The operating environment in a coal-gas-fired turbine is more corrosive than that in a natural-gas-fired turbine, due primarily to the presence of sulfur and alkali metals. Evaluation of existing and emerging turbine material systems is needed to determine their suitability for advanced coal gasification-based power generation systems. This evaluation will require appropriate test rigs and methods for accelerated long-term testing in corrosive environments. Subsequent materials development will likely be necessary to optimize substrate and coating materials. The need for improved corrosion-resistant turbine materials is dependent on the ability of hot gas cleanup systems to reduce contaminant levels in coal-derived gas to acceptable levels for advanced gas turbines.

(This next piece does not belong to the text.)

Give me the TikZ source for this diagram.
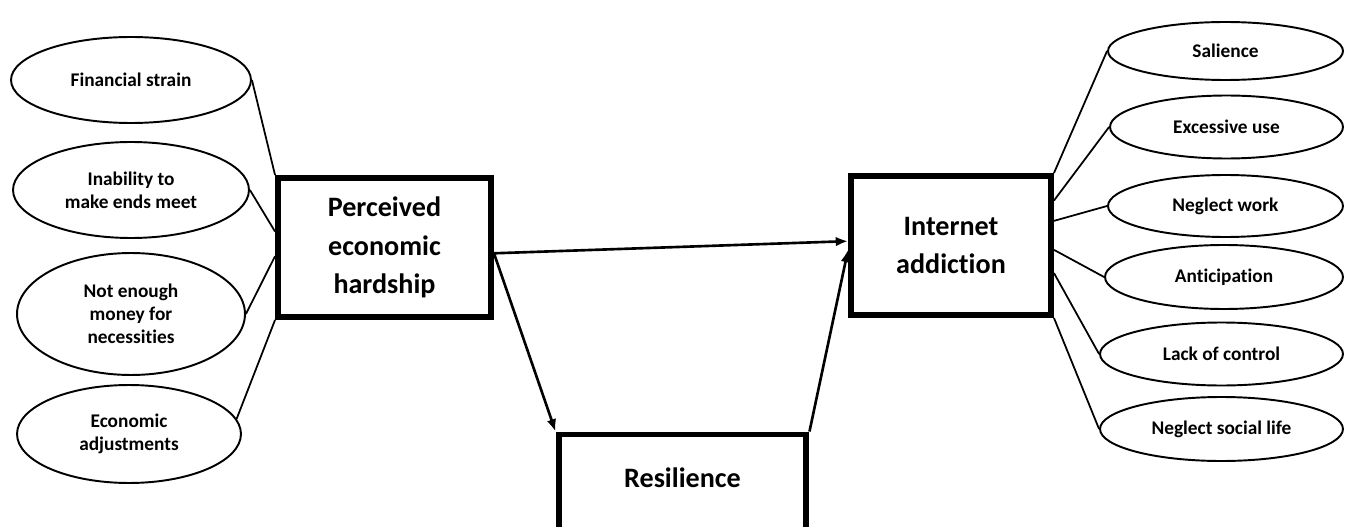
\documentclass[tikz,border=0pt]{standalone}
\usepackage{fontspec}
\setmainfont{Carlito}[Ligatures=NoCommon]
\usetikzlibrary{shapes.geometric,calc,arrows,arrows.meta}
\tikzset{
  indicator/.style={ellipse,draw,line width=1.1pt,inner sep=0pt,align=center,font=\fontsize{11}{13}\selectfont\bfseries},
  construct/.style={rectangle,draw,line width=3.4pt,inner sep=0pt,align=center,font=\fontsize{16}{21.8}\selectfont\bfseries},
  link/.style={line width=1pt},
  effect/.style={line width=1.5pt,->}
}

\begin{document}
\begin{tikzpicture}[x=0.02cm,y=-0.02cm,>={Latex[length=7pt,width=5.5pt]}]
   \useasboundingbox (0,0) rectangle (1346,527);
   \clip (0,0) rectangle (1346,527);
   \node[construct,minimum width=4.26cm,minimum height=2.78cm] (ph) at (384.5,247.5) {Perceived\\economic\\hardship};
   \node[construct,minimum width=4cm,minimum height=2.78cm] (ia) at (951,245.5) {Internet\\addiction};
   \node[construct,minimum width=4.96cm,minimum height=2.1cm,text depth=11pt] (res) at (682.5,487) {Resilience};
   \node[indicator,minimum width=4.8cm,minimum height=1.72cm] (fs) at (131,80) {Financial strain};
   \node[indicator,minimum width=4.72cm,minimum height=1.92cm] (ie) at (131,190) {Inability to\\make ends meet};
   \node[indicator,minimum width=4.56cm,minimum height=2.44cm] (nm) at (131,314) {Not enough\\money for\\necessities};
   \node[indicator,minimum width=4.48cm,minimum height=1.96cm] (ea) at (129,434) {Economic\\adjustments};
   \node[indicator,minimum width=4.7cm,minimum height=1.16cm] (sal) at (1225.5,51) {Salience};
   \node[indicator,minimum width=4.66cm,minimum height=1.26cm] (exc) at (1226.5,127) {Excessive use};
   \node[indicator,minimum width=4.7cm,minimum height=1.24cm] (nw) at (1225.5,206) {Neglect work};
   \node[indicator,minimum width=4.76cm,minimum height=1.28cm] (ant) at (1224,277) {Anticipation};
   \node[indicator,minimum width=4.86cm,minimum height=1.26cm] (lc) at (1221.5,354) {Lack of control};
   \node[indicator,minimum width=4.86cm,minimum height=1.28cm] (ns) at (1221.5,429) {Neglect social life};
   \draw[link] (fs.east) -- (ph.north west);
   \draw[link] (ie.east) -- ($(ph.north west)!.39!(ph.south west)$);
   \draw[link] (nm.east) -- ($(ph.north west)!.56!(ph.south west)$);
   \draw[link] (ea.8) -- (ph.south west);
   \draw[link] (ia.north east) -- (sal.west);
   \draw[link] ($(ia.north east)!.19!(ia.south east)$) -- (exc.west);
   \draw[link] ($(ia.north east)!.33!(ia.south east)$) -- (nw.west);
   \draw[link] ($(ia.north east)!.53!(ia.south east)$) -- (ant.west);
   \draw[link] ($(ia.north east)!.69!(ia.south east)$) -- (lc.west);
   \draw[link] (ia.south east) -- (ns.west);
   \draw[effect] ($(ph.north east)!.54!(ph.south east)$) -- ($(ia.north west)!.47!(ia.south west)$);
   \draw[effect] ($(ph.north east)!.54!(ph.south east)$) -- (res.north west);
   \draw[effect] (res.north east) -- ($(ia.north west)!.53!(ia.south west)$);
\end{tikzpicture}
\end{document}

The more successful the hot gas cleanup, the less demanding are the materials requirements, and vice versa.
The performance of high-temperature, high-pressure heat exchangers for EFCC power generation systems is currently limited by the properties of available materials. In particular, the maximum operating temperature of approximately 1090 °C [2000 °F] would not provide efficiencies significantly higher than state-of-the-art pulverized coal systems. The corrosive environment resulting from coal combustion imposes additional severe demands on materials. The ability to reach operating temperatures of 1370 °C to 1425 °C (2500 °F to 2600 °F)—corresponding to the inlet temperatures of future advanced gas turbines—represents a major materials challenge and is far from the current state of the art.
Inorganic membranes with high separation efficiencies and long-term resistance to high-temperature corrosive environments have the potential to improve the economics of power generation from coal, particularly for systems using advanced turbines. Materials development is required to improve the separation efficiency of ceramic membranes used for hot gas and flue gas cleanup. Improvements in durability at elevated temperatures in corrosive environments are also needed. Additional research opportunities exist to investigate membrane separation of methane from very dilute coalbed methane streams.